───── Supplied material
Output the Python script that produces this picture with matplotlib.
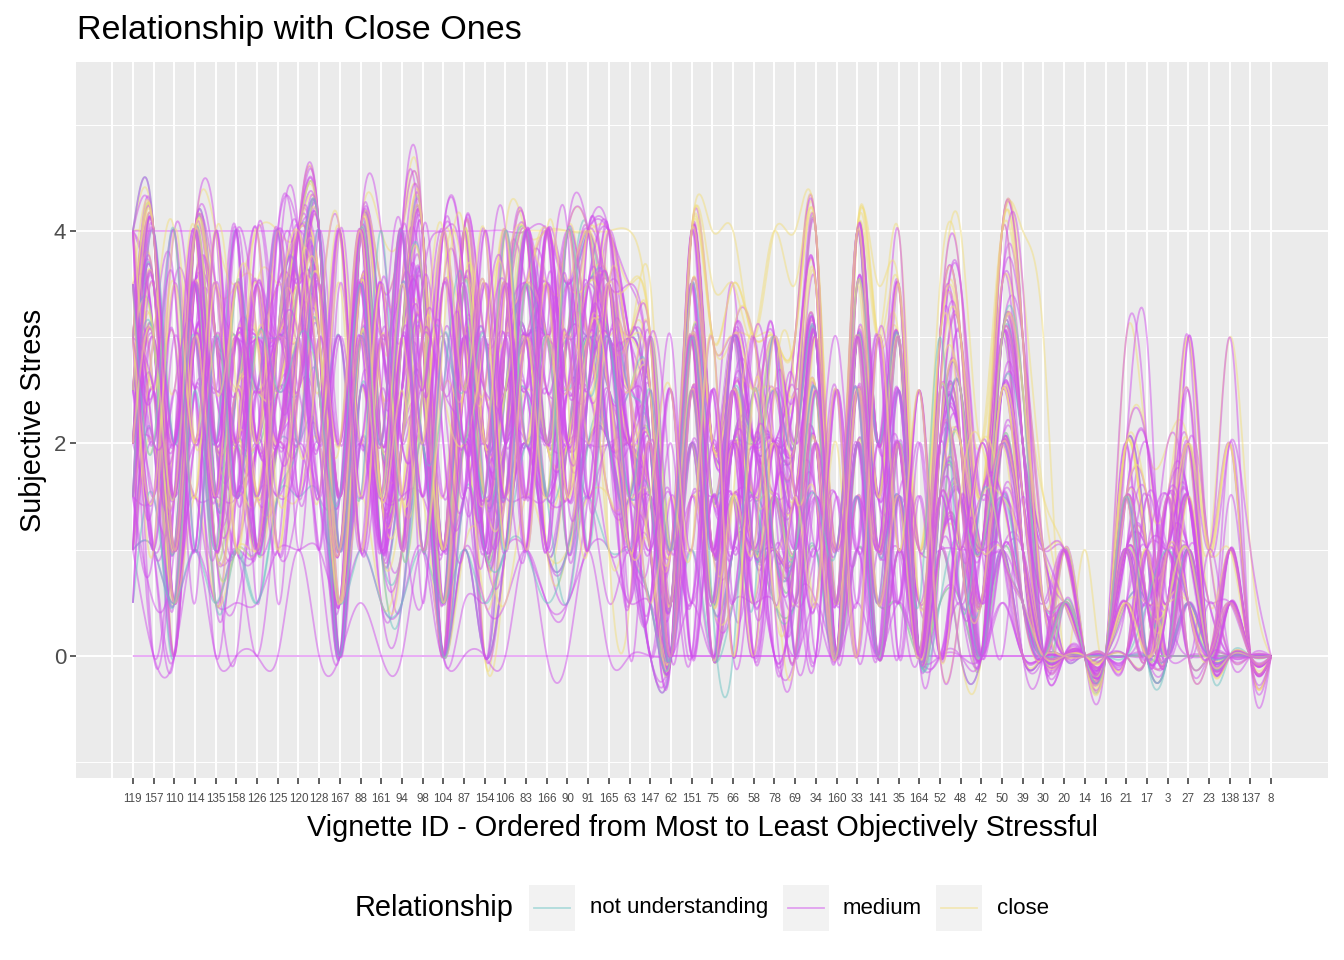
import numpy as np
import matplotlib
matplotlib.use("Agg")
import matplotlib.pyplot as plt
from matplotlib.patches import Rectangle
from matplotlib.lines import Line2D

plt.rcParams['font.family'] = ['Liberation Sans', 'DejaVu Sans']

# ---------------- data ----------------
vignette_ids = [119, 157, 110, 114, 135, 158, 126, 125, 120, 128,
                167, 88, 161, 94, 98, 104, 87, 154, 106, 83,
                166, 90, 91, 165, 63, 147, 62, 151, 75, 66,
                58, 78, 69, 34, 160, 33, 141, 35, 164, 52,
                48, 42, 50, 39, 30, 20, 14, 16, 21, 17,
                3, 27, 23, 138, 137, 8]

# one string per participant; one digit per vignette (x order above),
# subjective stress in half points: digit 0..8  ->  0.0 .. 4.0
medium_ratings = [
    "67384256 78284471 63556467 44161434 46142504 51430000 22120200",
    "48163635 68063581 52736356 35052524 35031303 40520000 03100000",
    "57262474 86172660 74458367 52070534 24250412 32620100 40310000",
    "35471354 57375352 45365557 43141323 53052602 60431000 10020100",
    "88888888 88888888 88888788 63064445 48062604 42662000 40240200",
    "00000000 00000000 00000000 00000000 00000000 00000000 00000000",
    "76283567 88386582 86648578 63272646 46063705 73540200 33130200",
    "24052133 46053140 30242135 21040213 12030201 10200000 01000000",
    "62476248 77185470 64357467 46164725 36182406 51761000 21431000",
    "88487667 87287881 85678788 75184664 57074606 62860000 44242400",
    "36261436 53163252 43452453 33050422 25030402 30320100 02010000",
    "68175564 86284782 82776676 54086643 46082704 42642000 42020200",
    "24231203 42041240 20242242 20020220 02020200 00200000 00000000",
    "57276454 76174550 52454574 34164444 36052424 30541200 20330000",
    "86254346 68082662 64364866 42062422 24062402 40620000 00200000",
    "48487466 88288682 82686868 64084644 68084606 62860200 64062420",
    "52064224 56052460 40462464 42042242 24040202 20420000 00000000",
    "80385446 86184680 62486684 64062444 48062604 40642000 20020000",
    "44344424 34242442 43443444 42042422 24042202 20420000 00000000",
    "68265644 68264660 64464664 42082642 46062406 40640200 24240200",
    "20020000 20010020 00020020 00000000 00000000 00000000 00000000",
    "86286864 88286682 82684886 64084644 46084804 62842200 22042000",
    "26063246 66062462 42264464 22062422 04062402 20640000 02220000",
    "68488464 86086680 60684686 44084424 46082604 42642200 42040200",
    "42042224 46042440 20242244 20040222 24040202 00200000 00020000",
    "88286666 88284880 84686886 64084644 68064604 62860000 46062600",
    "66064426 86264660 62464666 42062442 24062404 40620200 20220000",
    "48286448 68084682 62486864 44084624 46084604 42640000 22020000",
    "53372534 65263451 54344453 34153332 23142312 31420000 11010000",
    "37153627 73372542 63553574 53261543 35053503 52520100 21230000",
    "74166354 88166761 72667678 56172554 57063705 63751100 32140100",
    "15142042 34041140 11221131 20031130 11021100 10100000 00000000",
    "46473565 67374573 54566566 45174535 44163414 42531000 31321100",
    "60352536 76052571 73377457 62052544 36163313 51531000 00130000",
    "33433343 43343332 34333434 33233323 23232322 22220000 01010000",
    "58264745 78275682 75566688 66183656 58074705 73762100 34250300",
    "22121112 22121120 21121122 11010111 01010100 00100000 00000000",
    "47373584 67473572 64567567 55163536 45153524 41631200 21330000",
    "65183347 76183561 54473556 43163334 36063403 62530000 10010000",
    "38174648 85274481 74658785 53174456 47183706 51742100 23150200",
    "72483476 88173773 62576476 65172645 46174403 52651000 30230100",
    "46362544 65273460 53454565 43152443 34052403 31530100 22120000",
    "84376286 86382871 86767687 75183654 57084606 72770100 34260400",
    "31250323 54052240 32343344 21041232 13040302 20410000 00010000",
    "57174465 78286571 64676576 45072545 46073504 52641100 21230100",
    "72536471 65374827 46385637 24051413 26130502 10310000 31020000",
    "36728354 72846315 63728464 13262304 02623050 30210000 02130000",
    "84617362 57283648 72645386 32051623 31502130 22030000 20310100",
    "25374816 38462738 52836475 21503142 16020502 14200000 13021000",
    "63852746 84637284 37562847 50214230 26030320 20310100 20130000",
    "47263858 26384752 64738256 32603152 33051304 31220000 31020100",
    "58372645 73826458 46827365 16242305 30526203 12320000 02310000",
    "16384725 47362817 38472635 24031502 12326030 20210200 10201000",
    "75846372 68473826 57384627 25260313 52304150 31420100 30220000",
    "32746583 84627364 26374856 50313260 23052303 13310000 01302000",
    "68472536 57382648 73846257 34052326 25150304 42210100 21030100",
    "45263748 36472856 48263758 16032403 30526040 21300200 10300000",
    "83765428 74836275 65427386 42515042 26240304 31420000 31020200",
    "27384652 63827456 37462835 51403261 04262403 20420100 00210000",
    "56473827 48263758 56382746 23062403 25041305 23310000 20130100",
    "74628375 82736465 43827566 42305136 04152603 32420200 12020000",
    "38264756 57482637 62738457 23160413 31504150 13200000 30210000",
    "65483726 74625838 35746827 04261503 20516302 31420100 10320000",
    "47382658 36847265 74628358 31504264 13250403 24210000 21030100",
    "82647385 68374826 47385627 24260513 50316240 30310100 02210200",
    "53826474 75263847 56284736 42315036 03162405 21420000 30120000",
    "36475828 47382658 63728475 16052430 26041503 32200100 10300100",
    "74563827 83647265 38465728 24051623 15260304 12420000 21020000",
    "28374656 64825378 72638456 31526041 32506150 31320000 03210100",
    "65728374 57364827 46738265 26305243 05162403 24210200 20130000",
]

close_ratings = [
    "87487776 88387881 85788888 76186766 68086626 62863200 44262400",
    "68276544 66275662 63474686 65084644 46064604 40640000 20020000",
    "48084624 68084460 60482466 42062422 26042402 20620000 00200000",
    "88388788 88388882 84888888 86288868 88286826 84886020 64442620",
    "46374424 56163450 43463465 43052423 24042402 20420000 00000000",
    "68286646 88286682 82686668 66086644 48084604 62842200 42240200",
    "26062224 46062260 40262244 22040222 04040202 00420000 00000000",
    "66284446 68284660 62484686 44064442 46062404 40640200 22020000",
    "84486466 86284680 82684866 64084664 68086606 62860200 42242000",
    "48264424 66064462 62464664 42062442 26062402 40420000 02020200",
    "68286664 88286880 84686886 66286666 68284626 64862000 42262400",
    "57373564 77275663 75567677 55174555 57073615 53650100 32130100",
    "35261433 55152351 41354353 32041322 24031302 21420000 10010000",
    "78386667 87387772 76678777 67287768 78287727 73873100 43352400",
    "46172436 67163452 54464466 43162434 35061403 31520000 11110000",
    "67273556 76275561 63576567 56174546 46172604 52641100 31130100",
    "24131223 34131230 22132233 21031121 12021101 10210000 00000000",
    "85386477 88286782 84787787 76286766 68186726 63861200 42242200",
    "56272535 66173461 53565456 44163533 35052403 42530000 21020000",
    "68383656 78384682 74678687 65184656 57183715 63752100 33141200",
    "37162336 57163352 53364465 32063433 24062402 31520000 10110000",
    "66274555 77274671 64576576 55174545 47073604 52651000 21120100",
    "64738265 75826347 65847362 34261523 26250304 31420100 21030000",
    "47582736 63847258 47263857 53260314 16152403 24310000 00210200",
    "85637482 76483625 58374628 24052361 25041306 41420200 31020000",
    "36847265 84726358 63847265 33261305 51406250 13320000 10300100",
    "72846573 57364827 75846382 16251523 25260403 32410100 20120000",
    "58263748 46837265 46738527 51326052 05162403 42200000 02030000",
    "63748526 85263748 57263847 24051326 33051305 21420100 30210100",
    "46385762 67483526 84726365 23526051 31506250 34210000 10120000",
]

not_understanding_ratings = [
    "46264424 66063460 40462464 42062422 26042402 20620000 00200000",
    "68286446 86084682 62484684 64064444 48084604 40642000 20020000",
    "24062224 44042240 20242244 20040222 24040202 00200000 00000000",
    "88286646 88286680 82686686 64084644 46082604 42640200 42040000",
    "48284424 68062462 62464666 42062442 26060402 40420000 20020000",
    "35172435 56163451 43453464 34062433 25051402 31420000 11010000",
    "57273555 76274572 64566565 55163546 46063604 52541100 21130000",
    "22121213 33121121 21221232 21020121 12021101 10210000 00000000",
    "66283566 78284671 73576677 54173545 46174603 52650100 31120100",
    "13151213 45052140 32243144 21041231 12030301 20310000 00010000",
    "56374826 74638256 56384726 26251316 05162305 21310100 20120000",
    "38462758 48263745 73846256 33051623 25041503 32420000 01210000",
    "74826365 65374826 46273856 35261052 23250316 13210100 30020000",
]

group_labels = ["not understanding", "medium", "close"]
group_colors = {"not understanding": "#6CC4C4", "medium": "#D050EC", "close": "#F2DE7C"}
group_alpha = {"not understanding": 0.5, "medium": 0.5, "close": 0.5}
group_data = {"not understanding": not_understanding_ratings,
              "medium": medium_ratings, "close": close_ratings}


def parse(s):
    v = [int(c) for c in s if c.isdigit()]
    assert len(v) == len(vignette_ids), (s, len(v))
    return np.array(v, dtype=float) / 2.0


def natural_spline(y, per=24):
    n = len(y)
    A = np.zeros((n - 2, n - 2))
    rhs = np.zeros(n - 2)
    for i in range(1, n - 1):
        A[i - 1, i - 1] = 4.0
        if i - 2 >= 0:
            A[i - 1, i - 2] = 1.0
        if i < n - 2:
            A[i - 1, i] = 1.0
        rhs[i - 1] = 6.0 * (y[i - 1] - 2 * y[i] + y[i + 1])
    M = np.zeros(n)
    M[1:-1] = np.linalg.solve(A, rhs)
    xs, ys = [], []
    t = np.linspace(0, 1, per, endpoint=False)
    for i in range(n - 1):
        s = (1 - t) * y[i] + t * y[i + 1] + ((1 - t) ** 3 - (1 - t)) * M[i] / 6 + (t ** 3 - t) * M[i + 1] / 6
        xs.append(i + 1 + t)
        ys.append(s)
    xs.append(np.array([n]))
    ys.append(np.array([y[-1]]))
    return np.concatenate(xs), np.concatenate(ys)


# interleave participants of the three groups (draw order)
series = []
used = {g: 0 for g in group_labels}
total = sum(len(group_data[g]) for g in group_labels)
for _ in range(total):
    cands = [g for g in group_labels if used[g] < len(group_data[g])]
    g = min(cands, key=lambda gg: (used[gg] + 0.5) / len(group_data[gg]))
    series.append((g, group_data[g][used[g]]))
    used[g] += 1

# ---------------- figure ----------------
W, H = 1344, 960
fig = plt.figure(figsize=(W / 100, H / 100), dpi=100)
L, R, T, B = 76, 1328, 62, 778
ax = fig.add_axes([L / W, 1 - B / H, (R - L) / W, (B - T) / H])
ax.set_facecolor("#EBEBEB")
for sp in ax.spines.values():
    sp.set_visible(False)

n = len(vignette_ids)
ax.set_xlim(1 - 0.05 * (n - 1), n + 0.05 * (n - 1))
ax.set_ylim(-1.148, 5.59)

# grid
for yv in [-1, 1, 3, 5]:
    ax.axhline(yv, color="white", lw=0.7, zorder=0)
for yv in [0, 2, 4]:
    ax.axhline(yv, color="white", lw=1.4, zorder=0)
for xv in range(0, n + 1):
    ax.axvline(xv, color="white", lw=1.4, zorder=0)

for grp, s in series:
    xs, ys = natural_spline(parse(s))
    ax.plot(xs, ys, color=group_colors[grp], alpha=group_alpha[grp], lw=1.3, zorder=2,
            solid_capstyle="butt")

ax.set_xticks(range(1, n + 1))
ax.set_xticklabels([str(v) for v in vignette_ids], fontsize=8.4, color="#4D4D4D")
ax.set_yticks([0, 2, 4])
ax.set_yticklabels(["0", "2", "4"], fontsize=16, color="#4D4D4D")
ax.tick_params(axis="both", length=4, width=1.1, color="#333333")
ax.tick_params(axis="x", pad=7)
ax.tick_params(axis="y", pad=3)

ax.set_xlabel("Vignette ID - Ordered from Most to Least Objectively Stressful", fontsize=20.8,
              color="black", labelpad=6)
ax.set_ylabel("Subjective Stress", fontsize=20.8, color="black", labelpad=5)

fig.text(77 / W, 1 - 30 / H, "Relationship with Close Ones", fontsize=24.5, ha="left", va="center",
         color="black")

# legend (bottom)
cy = 908
fig.text(355 / W, 1 - cy / H, "Relationship", fontsize=20.8, ha="left", va="center")
keys = [(529, 590), (783, 843), (936, 997)]
for (kx, tx), grp in zip(keys, group_labels):
    fig.patches.append(Rectangle((kx / W, 1 - (cy + 23) / H), 46 / W, 46 / H,
                                 transform=fig.transFigure, facecolor="#F2F2F2",
                                 edgecolor="none"))
    fig.lines.append(Line2D([(kx + 5) / W, (kx + 41) / W], [1 - cy / H, 1 - cy / H],
                            transform=fig.transFigure, color=group_colors[grp],
                            alpha=group_alpha[grp], lw=1.3))
    fig.text(tx / W, 1 - cy / H, grp, fontsize=16, ha="left", va="center")

fig.savefig("out.png", dpi=100)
──────────
## [Task to carry out]
Go from the first line of the data above to the line containing "3, 27, 23, 138, 137, 8]" and retype exactly those lines, both included, but none of the pictures.

## [Exercise output]
Output the Python script that produces this picture with matplotlib.
import numpy as np
import matplotlib
matplotlib.use("Agg")
import matplotlib.pyplot as plt
from matplotlib.patches import Rectangle
from matplotlib.lines import Line2D

plt.rcParams['font.family'] = ['Liberation Sans', 'DejaVu Sans']

# ---------------- data ----------------
vignette_ids = [119, 157, 110, 114, 135, 158, 126, 125, 120, 128,
                167, 88, 161, 94, 98, 104, 87, 154, 106, 83,
                166, 90, 91, 165, 63, 147, 62, 151, 75, 66,
                58, 78, 69, 34, 160, 33, 141, 35, 164, 52,
                48, 42, 50, 39, 30, 20, 14, 16, 21, 17,
                3, 27, 23, 138, 137, 8]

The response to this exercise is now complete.